L’une des scènes se déroule le 3 mai 2015. Un groupe de copains traîne sur un banc face à la piscine de Reuilly et, sûr de son bon droit – « c’est un espace public » –, ignore les « Tigres » qui leur demandent de déguerpir. Un jeune admet avoir « été insolent »« je leur ai fait un bisou dans le vent en faisant un bruit avec ma bouche ». Selon son récit, il est giflé en retour et se retrouve plaqué contre un mur. Lorsque son amie veut s’interposer, elle est poussée dans les buissons, reçoit « des coups de matraque à la cuisse » et est « gazée », détaille-t-elle.

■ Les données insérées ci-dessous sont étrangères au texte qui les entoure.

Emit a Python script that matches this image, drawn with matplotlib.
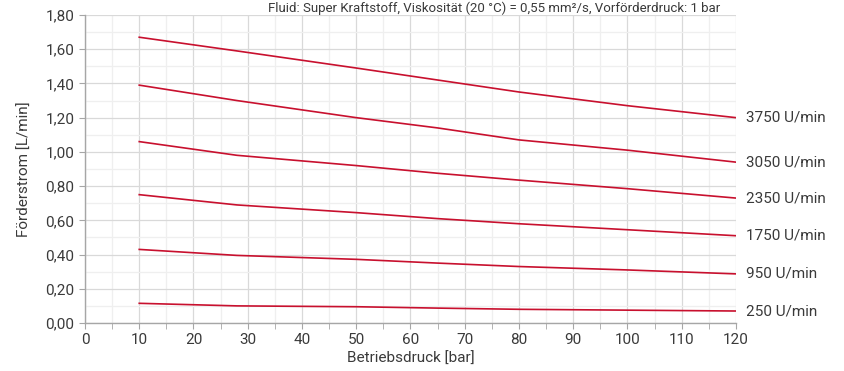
import matplotlib
matplotlib.use('Agg')
import matplotlib.pyplot as plt
from matplotlib.ticker import MultipleLocator, FuncFormatter

plt.rcParams['font.family'] = ['Roboto', 'DejaVu Sans']

# Betriebsdruck [bar]
pressure = [10, 28, 50, 65, 80, 100, 120]

# Förderstrom [L/min] per speed
flow_3750 = [1.67, 1.59, 1.49, 1.42, 1.35, 1.27, 1.20]
flow_3050 = [1.39, 1.30, 1.20, 1.14, 1.07, 1.01, 0.94]
flow_2350 = [1.06, 0.98, 0.92, 0.875, 0.835, 0.785, 0.73]
flow_1750 = [0.75, 0.69, 0.645, 0.61, 0.58, 0.545, 0.51]
flow_950 = [0.43, 0.395, 0.372, 0.35, 0.33, 0.31, 0.287]
flow_250 = [0.115, 0.10, 0.095, 0.087, 0.08, 0.075, 0.07]

series = [flow_3750, flow_3050, flow_2350, flow_1750, flow_950, flow_250]
speed_labels = ['3750 U/min', '3050 U/min', '2350 U/min',
                '1750 U/min', '950 U/min', '250 U/min']

title = 'Fluid: Super Kraftstoff, Viskosität (20 °C) = 0,55 mm²/s, Vorförderdruck: 1 bar'

fig = plt.figure(figsize=(8.44, 3.71), dpi=100)
ax = fig.add_axes([0.1007, 0.1294, 0.7713, 0.8302])

red = '#C8102E'
text_col = '#3A3A3A'
for flow, lab in zip(series, speed_labels):
    ax.plot(pressure, flow, color=red, lw=1.2, zorder=3)
    ax.annotate(lab, xy=(pressure[-1], flow[-1]), xytext=(7, 0),
                textcoords='offset points', va='center', ha='left',
                fontsize=11, color=text_col, annotation_clip=False)

ax.set_xlim(0, 120)
ax.set_ylim(0, 1.8)
ax.xaxis.set_major_locator(MultipleLocator(10))
ax.xaxis.set_minor_locator(MultipleLocator(5))
ax.yaxis.set_major_locator(MultipleLocator(0.2))
ax.yaxis.set_minor_locator(MultipleLocator(0.1))
ax.yaxis.set_major_formatter(FuncFormatter(lambda v, p: f'{v:.2f}'.replace('.', ',')))

ax.grid(which='major', color='#D9D9D9', lw=0.9)
ax.grid(which='minor', color='#EFEFEF', lw=0.9)
ax.set_axisbelow(True)

for s in ['top', 'right']:
    ax.spines[s].set_visible(False)
for s in ['left', 'bottom']:
    ax.spines[s].set_color('#A6A6A6')
    ax.spines[s].set_linewidth(1.0)

ax.tick_params(which='both', colors='#A6A6A6', labelcolor=text_col, labelsize=11)
ax.tick_params(which='major', length=4)
ax.tick_params(axis='x', which='minor', length=4)
ax.tick_params(axis='y', which='minor', length=0)

ax.set_xlabel('Betriebsdruck [bar]', fontsize=11, color=text_col, labelpad=3)
ax.set_ylabel('Förderstrom [L/min]', fontsize=11, color=text_col, labelpad=10)

fig.text(0.585, 0.997, title, ha='center', va='top', fontsize=9.5, color=text_col)

fig.savefig('out.png', dpi=100)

Les policiers ne nient pas l’accrochage, mais jamais « ils n’ont sorti matraque ou gaz lacrymogène », assure leur avocat, Me Jérôme Andréi. « La jeune fille est tombée dans un buisson, sur les fesses, rien de plus ».

Pour les deux autres faits retenus par le parquet, un adolescent de 17 ans aurait été giflé par un policier au commissariat le 5 juillet 2014 et, six mois plus tard, été plaqué contre un mur et frappé au visage.

Partage de l’espace public

Le duo d’avocats à l’origine de cette affaire travaille avec l’ONG Open Society Justice Initiative, laquelle milite depuis des années contre le contrôle au faciès. C’est elle qui avait financé une étude menée à Paris, en 2007 et 2008, sur les discriminations.

Les résultats sont venus confirmer ce qu’elle dénonçait depuis des années. En France, lorsqu’on est noir ou d’origine arabe, on risque respectivement 6 et 7,8 fois plus de se faire contrôler que lorsqu’on est blanc. Quant aux personnes habillées « jeunes », elles avaient beau ne représenter que 10 % de la population étudiée, elles étaient contrôlées près d’une fois sur deux.

Dalle Rozanoff, le conflit entre jeunes et policiers dure depuis des années. Les grands frères racontent avoir connu les mêmes humiliations. « Mais, maintenant, ils s’en prennent aux petits, dès 12 ans », confiait l’un d’eux en décembre 2015.

Une médiation a été tentée entre les éducateurs de l’association Soleil et le service de prévention de la police. La mairie du 12e arrondissement a ouvert plus de créneaux sur les terrains de sport, proposé d’autres activités ; mais les adolescents pestent toujours de n’avoir aucun lieu pour se rassembler quand les habitants et les commerçants ragent de les voir traîner. Le refrain est sensiblement le même partout en France, et la police souvent appelée à la rescousse. Dans ce quartier de Paris, la question du partage de l’espace public a toutefois pris des proportions telles qu’elle se réglera désormais devant les tribunaux.